Utah has officially filed its cert petition, bringing before the Justices the issue for the first time on the merits (unless you count Prop 8). My question–will any of the respondents actually oppose certiorari. In a normal world, the argument would be that there is no Circuit Split, the lower court got it right, and certiorari should be denied.
But this is not the normal world of appellate procedure. Respondents want the Supreme Court to provide a definitive resolution of the issue. And, perhaps more importantly, there will be a race to the lectern for the counsel that gets to argue this landmark case. I can’t imagine, on any set of circumstances, that Ted Olson would actually oppose certiorari here. So maybe they’ll waive their response, or agree that cert should be granted. Who knows?
In related news, the AG of Virginia, who said he would not defend the Virginia law, is now appealing the 4th Circuit’s decision invalidating it to the Supreme Court.

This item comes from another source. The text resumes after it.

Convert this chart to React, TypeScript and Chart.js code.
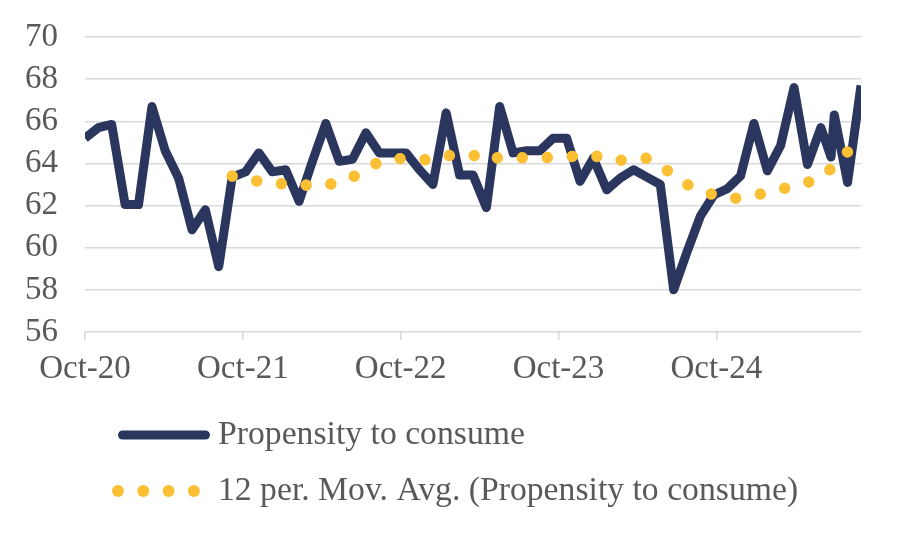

Herring echoed Reyes’s sentiment in his own statement, calling for a quick resolution: “I believe the district and appeals courts ruled correctly in striking down Virginia’s discriminatory marriage ban, but it has long been clear that the Supreme Court will likely have the final word,” he said. “I want that decision to come as soon as possible and I want the voices of Virginians to be heard. This case has moved forward at an incredibly swift pace, and I look forward to a final resolution that affirms the fundamental right of all Virginians to marry.”
I don’t even know anymore. Usually an AG would stop after saying he agrees with the lower courts.